Indeed, the Cuban gown was the dress chosen by the Island’s ladies for their public appearances, among them famous artists and singers like Rita Montaner, Olga Guillot and Maruja González, or the Queen of Guaguancó, Celeste Mendoza.
The Cuban gowns, with their tight, plunging necklines, wrapped those who wore them in a seductive halo. The fabric adjusted to the curves of the Cuban women, marking the waist at the hip, and the fine lines continued in numberless spreads, without petticoat, ending in a long tail. These dresses, of very wide sleeves, were embellished with ribbons, lace and insertions, but always in a plain style. In this way they produced a luxury effect, neither showy nor affected, but profoundly sensual.
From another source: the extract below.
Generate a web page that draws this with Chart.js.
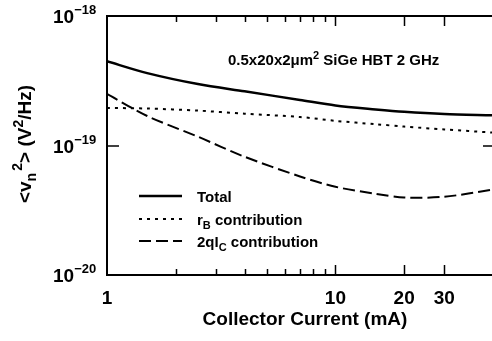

Like the most part of the Island’s culture, the Cuban gown emerged from a mixture of foreign elements. On one side, the peculiarities of the wardrobe of Spanish singers and dancers; on the other, the French-born robe de chambre or déshabillé. French ladies had created a home gown, a comfortable, elegant piece of wardrobe without the torture elements from the times of suffocating corsets, hoop skirts and fabric capes and embellishments.
In time, this style gradually became popular. Today we can find in the streets of Habana Vieja many flower vendors wearing dresses similar to the ones from those times.
Cuban artists and singers, particularly rumba dancers, began to adopt a stage wardrobe that incorporated many elements of that Cuban home gown. As the century went by, the feminine dressing style evolved and the female body was more and more uncovered, which made the wardrobe of night places ever more daring.
The female rumba dancer costume became a two-piece garment, bra and panty, almost always a bikini. The Cuban gown also lost its sleeves, and only the wide spreads remained, fixed to the forearms, and the tail, resembling a thick snake up to three meters long, which dances next to its master. That is the attire we see today during carnival or in night club shows.